A new artificial intelligence thingamajig called ChatGPT set the internet abuzz this week, Emily writes. Why it matters: Essentially an artificial intelligence (AI) interface that texts you like a know-it-all human, ChatGPT could portend major disruptions ahead for Big Tech — particularly for the business of search. How it works: Simply type a prompt into its interface, not unlike how you would use Google — and instead of returning links, ChatGPT writes you back in paragraphs. - When asked "how do you crush inflation," ChatGPT gave an answer that Jerome Powell would probably feel OK about:
- "There are a few different ways to try to crush inflation, but most of them involve using monetary policy to manage the money supply and demand in the economy," went the opening of the bot's answer.
State of play: Experts are hailing ChatGPT, developed by a company called OpenAI, as a major breakthrough in the decades-long push to create a bot that texts with humans as though it were a person, too. - ChatGPT works well enough that people are starting to grasp just how powerful a chatbot could be, as tech writer Alex Kantrowitz told me on the podcast What Next: TBD this morning.
- In its first five days, more than 1 million users signed up to try the ChatGPT, according to OpenAI president Greg Brockman.
๐ช The intrigue: When asked how to make chocolate chip cookies, ChatGPT gave me a short, clear recipe that looked pretty standard. Compare that to Googling, which returns links to long, overwritten blog posts that require endless scrolling before you get a recipe. - This is part of why Google has spent so much money on chat AI. The tech giant pulled in $149 billion from its search business last year; more than half of total revenue.

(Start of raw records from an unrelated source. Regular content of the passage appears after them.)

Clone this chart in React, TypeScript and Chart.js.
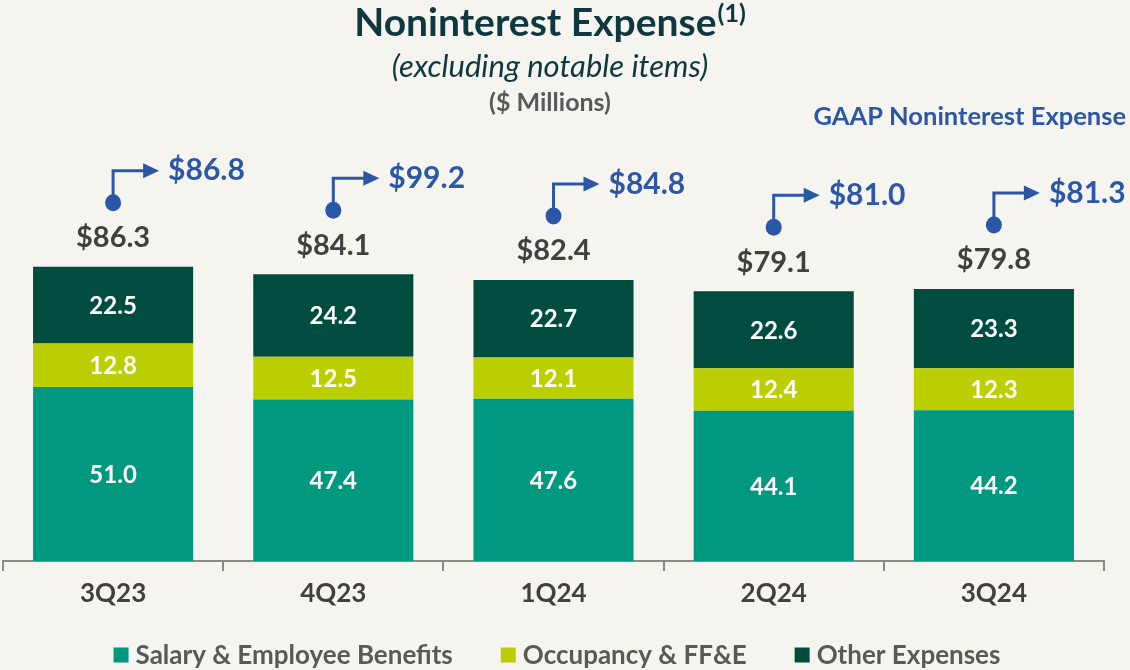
import React, { useEffect, useRef } from "react";
import { Chart, registerables } from "chart.js";

Chart.register(...registerables);

const categories = ["3Q23", "4Q23", "1Q24", "2Q24", "3Q24"];
const salary = [51.0, 47.4, 47.6, 44.1, 44.2];
const occupancy = [12.8, 12.5, 12.1, 12.4, 12.3];
const other = [22.5, 24.2, 22.7, 22.6, 23.3];
const totals = [86.3, 84.1, 82.4, 79.1, 79.8];
const gaap = [86.8, 99.2, 84.8, 81.0, 81.3];
const seriesNames = ["Salary & Employee Benefits", "Occupancy & FF&E", "Other Expenses"];

const TEAL = "#00987F";
const LIME = "#BBCF00";
const DARK = "#004D40";
const BLUE = "#2C57A7";
const GREY = "#404040";
const BG = "#F5F4EE";
const FONT = "Lato, 'Open Sans', sans-serif";

const decorPlugin = {
  id: "decor",
  beforeDraw(chart: any) {
    const { ctx, width, height } = chart;
    ctx.save();
    ctx.fillStyle = BG;
    ctx.fillRect(0, 0, width, height);
    ctx.restore();
  },
  afterDatasetsDraw(chart: any) {
    const { ctx } = chart;
    const cx = 550;
    ctx.save();
    // Title
    ctx.textBaseline = "alphabetic";
    ctx.fillStyle = "#0F3740";
    ctx.font = `bold 39px ${FONT}`;
    const t = "Noninterest Expense";
    const tw = ctx.measureText(t).width;
    ctx.font = `bold 25px ${FONT}`;
    const sw = ctx.measureText("(1)").width;
    const startX = cx - (tw + sw + 1) / 2;
    ctx.textAlign = "left";
    ctx.font = `bold 39px ${FONT}`;
    ctx.fillText(t, startX, 36);
    ctx.font = `bold 25px ${FONT}`;
    ctx.fillText("(1)", startX + tw + 1, 22);
    // Subtitle
    ctx.textAlign = "center";
    ctx.font = `italic 31px ${FONT}`;
    ctx.fillText("(excluding notable items)", cx, 77);
    ctx.fillStyle = "#595959";
    ctx.font = `bold 25px ${FONT}`;
    ctx.fillText("($ Millions)", cx, 111);
    // GAAP header
    ctx.fillStyle = BLUE;
    ctx.textAlign = "right";
    ctx.font = `bold 25.5px ${FONT}`;
    ctx.fillText("GAAP Noninterest Expense", 1126, 125);

    // Segment labels
    ctx.textAlign = "center";
    ctx.textBaseline = "middle";
    ctx.fillStyle = "#FFFFFF";
    ctx.font = `bold 24px ${FONT}`;
    chart.data.datasets.forEach((ds: any, di: number) => {
      const meta = chart.getDatasetMeta(di);
      meta.data.forEach((bar: any, i: number) => {
        const yMid = (bar.y + bar.base) / 2;
        ctx.fillText(ds.data[i].toFixed(1), bar.x, yMid + 1);
      });
    });

    // Totals and GAAP arrows
    const topMeta = chart.getDatasetMeta(2);
    const yScale = chart.scales.y;
    topMeta.data.forEach((bar: any, i: number) => {
      const x = bar.x;
      const top = yScale.getPixelForValue(totals[i]);
      ctx.fillStyle = GREY;
      ctx.font = `bold 29px ${FONT}`;
      ctx.textAlign = "center";
      ctx.fillText("$" + totals[i].toFixed(1), x, top - 29);

      const dotY = top - 64;
      const lineY = dotY - 32;
      ctx.strokeStyle = BLUE;
      ctx.fillStyle = BLUE;
      ctx.lineWidth = 3;
      ctx.beginPath();
      ctx.moveTo(x, dotY);
      ctx.lineTo(x, lineY);
      ctx.lineTo(x + 31, lineY);
      ctx.stroke();
      ctx.beginPath();
      ctx.moveTo(x + 30, lineY - 7.5);
      ctx.lineTo(x + 46, lineY);
      ctx.lineTo(x + 30, lineY + 7.5);
      ctx.closePath();
      ctx.fill();
      ctx.beginPath();
      ctx.ellipse(x, dotY, 8, 8.5, 0, 0, Math.PI * 2);
      ctx.fill();

      ctx.textAlign = "left";
      ctx.font = `bold 30px ${FONT}`;
      ctx.fillText("$" + gaap[i].toFixed(1), x + 55, lineY);
    });

    // Legend
    const colors = [TEAL, LIME, DARK];
    ctx.font = `bold 26px ${FONT}`;
    const box = 15, gapBox = 7, gapItem = 48;
    const widths = seriesNames.map((n) => ctx.measureText(n).width);
    const total = widths.reduce((a, b) => a + b + box + gapBox, 0) + gapItem * (seriesNames.length - 1);
    let lx = 557 - total / 2;
    const ly = 655;
    ctx.textAlign = "left";
    ctx.textBaseline = "middle";
    seriesNames.forEach((n, i) => {
      ctx.fillStyle = colors[i];
      ctx.fillRect(lx, ly - box / 2, box, box);
      ctx.fillStyle = "#595959";
      ctx.fillText(n, lx + box + gapBox, ly + 1);
      lx += box + gapBox + widths[i] + gapItem;
    });
    ctx.restore();
  },
};

export default function App() {
  const ref = useRef<HTMLCanvasElement | null>(null);
  useEffect(() => {
    document.body.style.margin = "0";
    document.body.style.background = BG;
    let chart: Chart | null = null;
    let cancelled = false;
    const make = () => {
      if (cancelled || !ref.current) return;
      chart = new Chart(ref.current, {
        type: "bar",
        data: {
          labels: categories,
          datasets: [
            { label: seriesNames[0], data: salary, backgroundColor: TEAL },
            { label: seriesNames[1], data: occupancy, backgroundColor: LIME },
            { label: seriesNames[2], data: other, backgroundColor: DARK },
          ],
        },
        options: {
          animation: false,
          responsive: false,
          maintainAspectRatio: false,
          layout: { padding: { left: 3, right: 26, top: 100, bottom: 0 } },
          plugins: { legend: { display: false }, tooltip: { enabled: false }, title: { display: false } },
          datasets: { bar: { barPercentage: 0.727, categoryPercentage: 1 } },
          scales: {
            x: {
              stacked: true,
              offset: true,
              afterFit: (scale: any) => {
                scale.height = 109;
              },
              grid: {
                display: true,
                drawOnChartArea: false,
                offset: true,
                tickLength: 10,
                color: "#8A8A8A",
                lineWidth: 2,
              },
              border: { display: true, color: "#8A8A8A", width: 2 },
              ticks: {
                color: GREY,
                font: { family: FONT, weight: "bold", size: 26 },
                padding: 7,
              },
            },
            y: {
              stacked: true,
              display: false,
              min: 0,
              max: 135.2,
            },
          },
        },
        plugins: [decorPlugin],
      } as any);
    };
    const fontsReady = (document as any).fonts
      ? Promise.all([
          (document as any).fonts.load(`bold 24px Lato`),
          (document as any).fonts.load(`italic 24px Lato`),
        ]).catch(() => null)
      : Promise.resolve();
    fontsReady.then(make);
    return () => {
      cancelled = true;
      if (chart) chart.destroy();
    };
  }, []);
  return (
    <div style={{ width: 1130, height: 670 }}>
      <canvas ref={ref} width={1130} height={670} style={{ display: "block" }} />
    </div>
  );
}
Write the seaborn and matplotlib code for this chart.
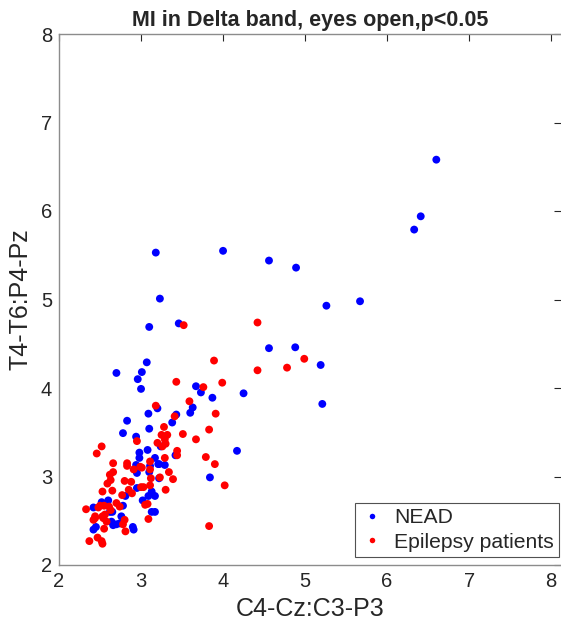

Yes, but: ChatGPT has no idea whether anything it says is true. - Axios' Ina Fried calls it "scary good," but also worries about the fact that ChatGPT doesn't say where it's getting its info and can be "confidently wrong."
Reality check: The future isn't here yet. Users already dug up flaws — like getting the bot to tell you how to shoplift. - And, there are big red flags to watch for: AI is prone to reflecting the biases that humans have and to manipulation (like when a Microsoft chatbot started cheering Hitler.) ChatGPT seems to have done a somewhat better job of avoiding this so far.
What's next: Expect to see more bots from bigger players. - "It's game time for Google," Kantrowitz said. "I don't think it can sit on the sidelines for too long."